─── Source data ───
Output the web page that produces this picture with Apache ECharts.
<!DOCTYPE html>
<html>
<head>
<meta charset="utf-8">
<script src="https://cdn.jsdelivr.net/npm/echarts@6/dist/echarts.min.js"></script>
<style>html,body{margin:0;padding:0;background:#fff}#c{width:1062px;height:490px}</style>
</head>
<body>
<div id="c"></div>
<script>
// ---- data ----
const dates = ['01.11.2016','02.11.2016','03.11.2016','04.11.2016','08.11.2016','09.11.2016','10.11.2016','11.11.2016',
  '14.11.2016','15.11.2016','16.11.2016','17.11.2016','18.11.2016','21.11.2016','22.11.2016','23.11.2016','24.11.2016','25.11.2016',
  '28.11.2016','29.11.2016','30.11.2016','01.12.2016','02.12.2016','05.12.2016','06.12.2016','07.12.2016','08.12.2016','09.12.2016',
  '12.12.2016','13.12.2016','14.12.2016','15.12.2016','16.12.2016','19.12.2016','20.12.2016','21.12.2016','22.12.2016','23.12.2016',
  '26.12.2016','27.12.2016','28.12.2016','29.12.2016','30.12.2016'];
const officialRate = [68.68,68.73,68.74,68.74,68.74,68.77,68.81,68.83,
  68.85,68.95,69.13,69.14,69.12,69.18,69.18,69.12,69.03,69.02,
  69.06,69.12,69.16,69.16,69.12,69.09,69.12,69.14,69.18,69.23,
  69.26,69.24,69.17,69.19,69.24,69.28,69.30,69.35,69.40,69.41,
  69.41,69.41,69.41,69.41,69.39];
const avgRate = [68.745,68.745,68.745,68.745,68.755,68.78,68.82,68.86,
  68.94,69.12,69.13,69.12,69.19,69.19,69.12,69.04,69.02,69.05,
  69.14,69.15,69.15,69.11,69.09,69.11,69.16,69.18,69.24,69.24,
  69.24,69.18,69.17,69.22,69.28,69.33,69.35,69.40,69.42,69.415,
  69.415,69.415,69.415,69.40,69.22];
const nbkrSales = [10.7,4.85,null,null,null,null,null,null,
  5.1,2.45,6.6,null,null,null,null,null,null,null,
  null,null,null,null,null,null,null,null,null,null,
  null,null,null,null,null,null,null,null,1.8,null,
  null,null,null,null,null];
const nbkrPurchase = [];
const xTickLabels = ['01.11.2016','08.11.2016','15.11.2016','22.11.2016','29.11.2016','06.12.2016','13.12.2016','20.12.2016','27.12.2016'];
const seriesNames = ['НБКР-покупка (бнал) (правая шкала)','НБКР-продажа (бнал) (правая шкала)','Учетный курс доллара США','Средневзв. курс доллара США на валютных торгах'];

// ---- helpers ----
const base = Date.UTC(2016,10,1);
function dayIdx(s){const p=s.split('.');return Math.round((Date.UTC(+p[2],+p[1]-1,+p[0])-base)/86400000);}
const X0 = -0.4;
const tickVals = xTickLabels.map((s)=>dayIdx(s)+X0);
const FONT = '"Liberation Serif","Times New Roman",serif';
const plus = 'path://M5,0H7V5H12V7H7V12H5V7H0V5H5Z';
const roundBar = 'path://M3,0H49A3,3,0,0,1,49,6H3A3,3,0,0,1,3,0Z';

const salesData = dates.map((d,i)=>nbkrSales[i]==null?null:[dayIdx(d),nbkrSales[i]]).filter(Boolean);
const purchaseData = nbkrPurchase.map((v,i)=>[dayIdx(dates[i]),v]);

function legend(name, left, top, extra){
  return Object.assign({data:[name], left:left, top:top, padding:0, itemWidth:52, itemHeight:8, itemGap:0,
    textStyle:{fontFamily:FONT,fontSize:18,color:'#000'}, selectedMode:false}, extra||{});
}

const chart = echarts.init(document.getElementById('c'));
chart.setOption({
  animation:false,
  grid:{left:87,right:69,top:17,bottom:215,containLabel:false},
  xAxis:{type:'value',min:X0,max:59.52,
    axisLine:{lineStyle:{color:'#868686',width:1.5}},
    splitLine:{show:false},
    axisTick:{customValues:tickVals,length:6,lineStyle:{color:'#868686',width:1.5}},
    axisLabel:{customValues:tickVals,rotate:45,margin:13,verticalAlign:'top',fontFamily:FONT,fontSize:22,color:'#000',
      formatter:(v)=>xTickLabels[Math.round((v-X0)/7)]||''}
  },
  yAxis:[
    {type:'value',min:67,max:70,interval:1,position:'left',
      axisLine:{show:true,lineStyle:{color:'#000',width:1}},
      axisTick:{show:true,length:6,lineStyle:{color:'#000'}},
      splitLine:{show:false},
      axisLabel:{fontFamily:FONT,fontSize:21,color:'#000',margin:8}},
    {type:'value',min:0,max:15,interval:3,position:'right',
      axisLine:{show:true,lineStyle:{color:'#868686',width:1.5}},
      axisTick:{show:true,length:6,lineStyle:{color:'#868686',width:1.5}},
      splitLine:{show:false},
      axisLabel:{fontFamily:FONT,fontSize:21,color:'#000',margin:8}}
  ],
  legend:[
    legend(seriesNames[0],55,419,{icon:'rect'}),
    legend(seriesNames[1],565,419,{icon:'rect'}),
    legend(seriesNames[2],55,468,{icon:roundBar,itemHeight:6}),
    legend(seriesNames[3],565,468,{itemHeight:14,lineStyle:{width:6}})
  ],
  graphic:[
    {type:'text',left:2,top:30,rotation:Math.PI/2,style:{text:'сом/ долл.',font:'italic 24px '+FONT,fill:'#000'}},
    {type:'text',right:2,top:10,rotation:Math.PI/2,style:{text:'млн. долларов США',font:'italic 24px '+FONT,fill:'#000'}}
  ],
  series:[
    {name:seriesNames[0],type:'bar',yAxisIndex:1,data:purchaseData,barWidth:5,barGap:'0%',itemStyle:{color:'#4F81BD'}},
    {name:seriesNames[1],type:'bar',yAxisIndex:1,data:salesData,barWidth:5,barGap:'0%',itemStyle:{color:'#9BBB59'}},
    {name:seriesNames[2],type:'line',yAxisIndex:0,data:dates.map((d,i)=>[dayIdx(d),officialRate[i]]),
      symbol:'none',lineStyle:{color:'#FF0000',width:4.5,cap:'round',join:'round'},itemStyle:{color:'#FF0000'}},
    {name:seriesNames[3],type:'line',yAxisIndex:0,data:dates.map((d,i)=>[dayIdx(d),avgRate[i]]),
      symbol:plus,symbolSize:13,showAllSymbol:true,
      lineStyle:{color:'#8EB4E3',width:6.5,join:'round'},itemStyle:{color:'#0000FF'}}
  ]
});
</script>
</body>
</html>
───
*Directive:* Retype the material in full, character for character.

*Finished exercise:*
Output the web page that produces this picture with Apache ECharts.
<!DOCTYPE html>
<html>
<head>
<meta charset="utf-8">
<script src="https://cdn.jsdelivr.net/npm/echarts@6/dist/echarts.min.js"></script>
<style>html,body{margin:0;padding:0;background:#fff}#c{width:1062px;height:490px}</style>
</head>
<body>
<div id="c"></div>
<script>
// ---- data ----
const dates = ['01.11.2016','02.11.2016','03.11.2016','04.11.2016','08.11.2016','09.11.2016','10.11.2016','11.11.2016',
  '14.11.2016','15.11.2016','16.11.2016','17.11.2016','18.11.2016','21.11.2016','22.11.2016','23.11.2016','24.11.2016','25.11.2016',
  '28.11.2016','29.11.2016','30.11.2016','01.12.2016','02.12.2016','05.12.2016','06.12.2016','07.12.2016','08.12.2016','09.12.2016',
  '12.12.2016','13.12.2016','14.12.2016','15.12.2016','16.12.2016','19.12.2016','20.12.2016','21.12.2016','22.12.2016','23.12.2016',
  '26.12.2016','27.12.2016','28.12.2016','29.12.2016','30.12.2016'];
const officialRate = [68.68,68.73,68.74,68.74,68.74,68.77,68.81,68.83,
  68.85,68.95,69.13,69.14,69.12,69.18,69.18,69.12,69.03,69.02,
  69.06,69.12,69.16,69.16,69.12,69.09,69.12,69.14,69.18,69.23,
  69.26,69.24,69.17,69.19,69.24,69.28,69.30,69.35,69.40,69.41,
  69.41,69.41,69.41,69.41,69.39];
const avgRate = [68.745,68.745,68.745,68.745,68.755,68.78,68.82,68.86,
  68.94,69.12,69.13,69.12,69.19,69.19,69.12,69.04,69.02,69.05,
  69.14,69.15,69.15,69.11,69.09,69.11,69.16,69.18,69.24,69.24,
  69.24,69.18,69.17,69.22,69.28,69.33,69.35,69.40,69.42,69.415,
  69.415,69.415,69.415,69.40,69.22];
const nbkrSales = [10.7,4.85,null,null,null,null,null,null,
  5.1,2.45,6.6,null,null,null,null,null,null,null,
  null,null,null,null,null,null,null,null,null,null,
  null,null,null,null,null,null,null,null,1.8,null,
  null,null,null,null,null];
const nbkrPurchase = [];
const xTickLabels = ['01.11.2016','08.11.2016','15.11.2016','22.11.2016','29.11.2016','06.12.2016','13.12.2016','20.12.2016','27.12.2016'];
const seriesNames = ['НБКР-покупка (бнал) (правая шкала)','НБКР-продажа (бнал) (правая шкала)','Учетный курс доллара США','Средневзв. курс доллара США на валютных торгах'];

// ---- helpers ----
const base = Date.UTC(2016,10,1);
function dayIdx(s){const p=s.split('.');return Math.round((Date.UTC(+p[2],+p[1]-1,+p[0])-base)/86400000);}
const X0 = -0.4;
const tickVals = xTickLabels.map((s)=>dayIdx(s)+X0);
const FONT = '"Liberation Serif","Times New Roman",serif';
const plus = 'path://M5,0H7V5H12V7H7V12H5V7H0V5H5Z';
const roundBar = 'path://M3,0H49A3,3,0,0,1,49,6H3A3,3,0,0,1,3,0Z';

const salesData = dates.map((d,i)=>nbkrSales[i]==null?null:[dayIdx(d),nbkrSales[i]]).filter(Boolean);
const purchaseData = nbkrPurchase.map((v,i)=>[dayIdx(dates[i]),v]);

function legend(name, left, top, extra){
  return Object.assign({data:[name], left:left, top:top, padding:0, itemWidth:52, itemHeight:8, itemGap:0,
    textStyle:{fontFamily:FONT,fontSize:18,color:'#000'}, selectedMode:false}, extra||{});
}

const chart = echarts.init(document.getElementById('c'));
chart.setOption({
  animation:false,
  grid:{left:87,right:69,top:17,bottom:215,containLabel:false},
  xAxis:{type:'value',min:X0,max:59.52,
    axisLine:{lineStyle:{color:'#868686',width:1.5}},
    splitLine:{show:false},
    axisTick:{customValues:tickVals,length:6,lineStyle:{color:'#868686',width:1.5}},
    axisLabel:{customValues:tickVals,rotate:45,margin:13,verticalAlign:'top',fontFamily:FONT,fontSize:22,color:'#000',
      formatter:(v)=>xTickLabels[Math.round((v-X0)/7)]||''}
  },
  yAxis:[
    {type:'value',min:67,max:70,interval:1,position:'left',
      axisLine:{show:true,lineStyle:{color:'#000',width:1}},
      axisTick:{show:true,length:6,lineStyle:{color:'#000'}},
      splitLine:{show:false},
      axisLabel:{fontFamily:FONT,fontSize:21,color:'#000',margin:8}},
    {type:'value',min:0,max:15,interval:3,position:'right',
      axisLine:{show:true,lineStyle:{color:'#868686',width:1.5}},
      axisTick:{show:true,length:6,lineStyle:{color:'#868686',width:1.5}},
      splitLine:{show:false},
      axisLabel:{fontFamily:FONT,fontSize:21,color:'#000',margin:8}}
  ],
  legend:[
    legend(seriesNames[0],55,419,{icon:'rect'}),
    legend(seriesNames[1],565,419,{icon:'rect'}),
    legend(seriesNames[2],55,468,{icon:roundBar,itemHeight:6}),
    legend(seriesNames[3],565,468,{itemHeight:14,lineStyle:{width:6}})
  ],
  graphic:[
    {type:'text',left:2,top:30,rotation:Math.PI/2,style:{text:'сом/ долл.',font:'italic 24px '+FONT,fill:'#000'}},
    {type:'text',right:2,top:10,rotation:Math.PI/2,style:{text:'млн. долларов США',font:'italic 24px '+FONT,fill:'#000'}}
  ],
  series:[
    {name:seriesNames[0],type:'bar',yAxisIndex:1,data:purchaseData,barWidth:5,barGap:'0%',itemStyle:{color:'#4F81BD'}},
    {name:seriesNames[1],type:'bar',yAxisIndex:1,data:salesData,barWidth:5,barGap:'0%',itemStyle:{color:'#9BBB59'}},
    {name:seriesNames[2],type:'line',yAxisIndex:0,data:dates.map((d,i)=>[dayIdx(d),officialRate[i]]),
      symbol:'none',lineStyle:{color:'#FF0000',width:4.5,cap:'round',join:'round'},itemStyle:{color:'#FF0000'}},
    {name:seriesNames[3],type:'line',yAxisIndex:0,data:dates.map((d,i)=>[dayIdx(d),avgRate[i]]),
      symbol:plus,symbolSize:13,showAllSymbol:true,
      lineStyle:{color:'#8EB4E3',width:6.5,join:'round'},itemStyle:{color:'#0000FF'}}
  ]
});
</script>
</body>
</html>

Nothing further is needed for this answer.